Europe is increasingly unpopular, the recession hits the euro area and Angela Merkel is now facing a new populist party. So Brussels opens up to a timid change of season. But austerity has not yet been defeated politically, in elections and in the streets.

29 April 2013

The first news comes from Eurobarometer: in November 2012 the percentage of those who tend “not to trust” Europe is 56% in France, 59% in Germany, 69% in the UK, 53% in Italy – almost doubled compared to 2007, and three times higher in Spain where it reaches 72%.

The second news come from the IMF: in 2013 the euro area will be in recession: minus 0,3%, after a fall that in 2012 was twice as much. While all eyes are on the difficult making of the new Italian government, the third news comes from Berlin: in the next elections in September 2013 a new political force will appear, Alternative für Deutschland, populist and anti-Europe, demanding a return to national currencies. It may not pass the 5% threshold for representation in Parliament, but it will take votes away from the ruling coalition; chancellor Angela Merkel is now likely to lose more from a continuation of the austerity orthodoxy – now hitting the German economy too – rather than from easing up on spending cuts.

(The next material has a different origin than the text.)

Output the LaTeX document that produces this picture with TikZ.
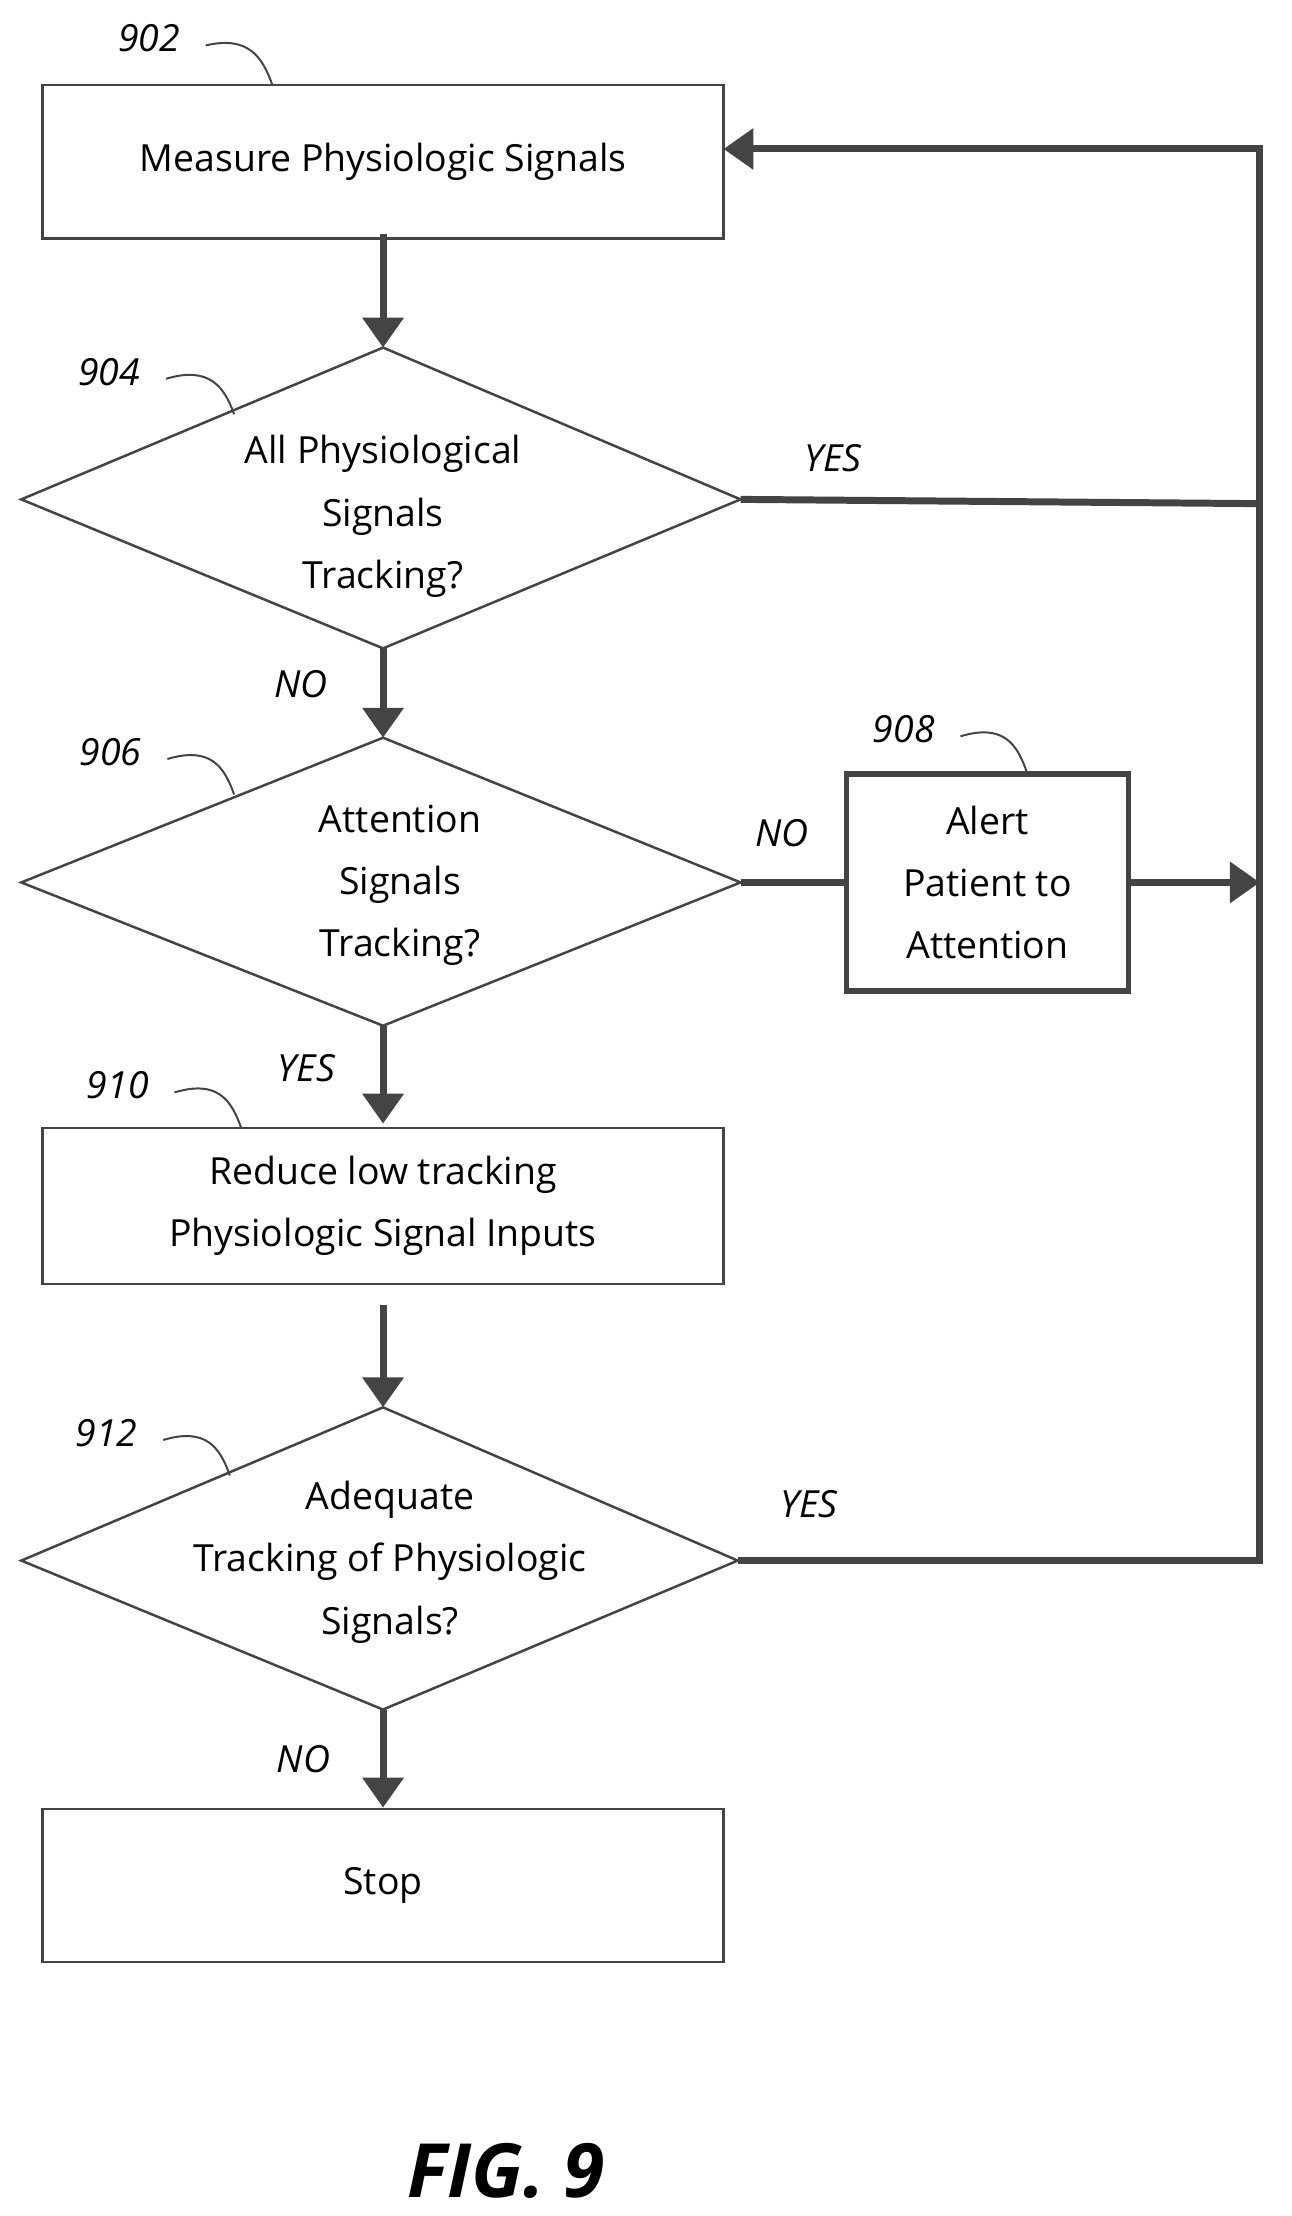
\documentclass[tikz,border=0pt]{standalone}
\usepackage{fontspec}
\setmainfont{Open Sans}
\usetikzlibrary{arrows.meta}
\definecolor{ln}{HTML}{444444}
\begin{document}
\begin{tikzpicture}[x=0.02cm,y=-0.02cm,
  box/.style={draw=ln,line width=1pt,minimum width=9.6cm,minimum height=2.16cm,inner sep=0pt,align=center,font=\fontsize{15}{25}\selectfont},
  dia/.style={draw=ln,line width=1pt},
  txt/.style={align=center,font=\fontsize{15}{25}\selectfont},
  lab/.style={font=\fontsize{15}{18}\selectfont\itshape},
  flow/.style={draw=ln,line width=2.8pt,-{Triangle[length=12pt,width=16pt]}},
  line/.style={draw=ln,line width=2.8pt},
  lead/.style={draw=ln,line width=0.8pt}]
\useasboundingbox (0,0) rectangle (910,1562);
\node[box] (b902) at (270,114) {Measure Physiologic Signals};
\draw[dia] (15,352)--(270,245)--(522,352)--(270,457)--cycle;
\coordinate (d904t) at (270,245); \coordinate (d904b) at (270,457); \coordinate (d904r) at (522,352);
\node[txt] (t904) at (270,364) {All Physiological\\Signals\\Tracking?};
\draw[dia] (15,622)--(270,520)--(522,622)--(270,723)--cycle;
\coordinate (d906t) at (270,520); \coordinate (d906b) at (270,723); \coordinate (d906r) at (522,622);
\node[txt] (t906) at (282,624) {Attention\\Signals\\Tracking?};
\node[box,line width=2.2pt,minimum width=3.98cm,minimum height=3.06cm] (b908) at (696,622) {Alert\\Patient to\\Attention};
\node[box,minimum height=2.2cm] (b910) at (270,850) {Reduce low tracking\\Physiologic Signal Inputs};
\draw[dia] (15,1100)--(270,992)--(520,1100)--(270,1205)--cycle;
\coordinate (d912t) at (270,992); \coordinate (d912b) at (270,1205); \coordinate (d912r) at (520,1100);
\node[txt] (t912) at (275,1101) {Adequate\\Tracking of Physiologic\\Signals?};
\node[box] (stop) at (270,1329) {Stop};
\coordinate (rt) at (888,105); \coordinate (rb) at (888,1100); \coordinate (rm) at (888,622); \coordinate (ry) at (888,355);
\draw[flow] (b902.south) ++(0,-4) -- (d904t);
\draw[flow] (d904b) -- (d906t);
\draw[flow] (d906b) -- (270,792);
\draw[flow] (270,920) -- (d912t);
\draw[flow] (d912b) -- (stop.north);
\draw[line] (d904r) -- (ry);
\draw[line] (d906r) -- (b908.west);
\draw[flow] (b908.east) -- (rm);
\draw[line] (d912r) -- (rb);
\draw[line,line cap=rect] (rb) -- (rt);
\draw[flow] (rt) -- (510,105);
\node[lab] (l902) at (105,27) {902};
\node[lab] (l904) at (77,262) {904};
\node[lab] (l906) at (78,530) {906};
\node[lab] (l908) at (637,514) {908};
\node[lab] (l910) at (83,765) {910};
\node[lab] (l912) at (75,1010) {912};
\draw[lead] (145,32) .. controls (175,25) and (185,40) .. (192,60);
\draw[lead] (117,267) .. controls (147,258) and (158,272) .. (165,292);
\draw[lead] (118,535) .. controls (148,526) and (158,540) .. (165,560);
\draw[lead] (677,519) .. controls (707,510) and (717,524) .. (724,545);
\draw[lead] (123,770) .. controls (153,761) and (163,775) .. (170,795);
\draw[lead] (115,1015) .. controls (145,1006) and (155,1020) .. (162,1040);
\node[lab] (y1) at (587,323) {YES};
\node[lab] (n1) at (212,482) {NO};
\node[lab] (n2) at (551,587) {NO};
\node[lab] (y2) at (216,753) {YES};
\node[lab] (y3) at (570,1060) {YES};
\node[lab] (n3) at (214,1240) {NO};
\node[font=\fontsize{30}{36}\selectfont\bfseries\itshape] (fig) at (357,1530) {FIG. 9};
\end{tikzpicture}
\end{document}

The result has been an immediate, unexpected thaw. Announced by the President of the European Commission José Manuel Barroso in person: “We need to have a policy that is right. At the same time we need to have...  acceptance, political and social”. Europe’s austerity policy has now reached its political limits. On April 25, a full range of official views were voiced. The EU Commissioner for Economic affairs, Finnish “hardliner” Olli Rehn admitted that,  ”consolidation slowdown is now possible”. David Lipton, no. 2 at the IMF, came from Washington to ask Europe to “avoid stagnation”. Victor Constancio, no. 2 at the ECB, confirmed from Frankfurt that budget consolidation may slow down.

At last. Five years of crisis have been addressed in Europe by an ideological obsession made of failed ideas, wrong numbers and nutty policies – such as the Fiscal Compact and the balanced budget written into national Constitutions. Now – eventually – the party of austerity has been defeated by reality, and a timid change of season may arrive.

This - by the way – is an unexpected blessing for Enrico Letta’s efforts to produce an unworkable new Italian government that is likely to include austerity fans, tax cutters and (hopefully) some job creators (see “The youngest face of Italy’s old politics” by Mario Pianta).

We are not yet at a change of paradigm; liberal markets rule, privilege is unquestioned, at the top – in business, banks and politics – no élite change is taking place, finance has the same unrestrained freedom to speculate. In fact, austerity has not been defeated politically, in elections and in the streets; the post-liberal alternative is yet to be built.

There is also another take on such events. Five years of austerity have now produced their intended outcomes – a battered periphery of Europe, a newly profitable finance, workers and unions weakened and divided, power concentrated in Berlin. It is now time for capital to invest again, for business to profit, for politicians to get votes. This timid change of season could well only be enjoyed by the élite.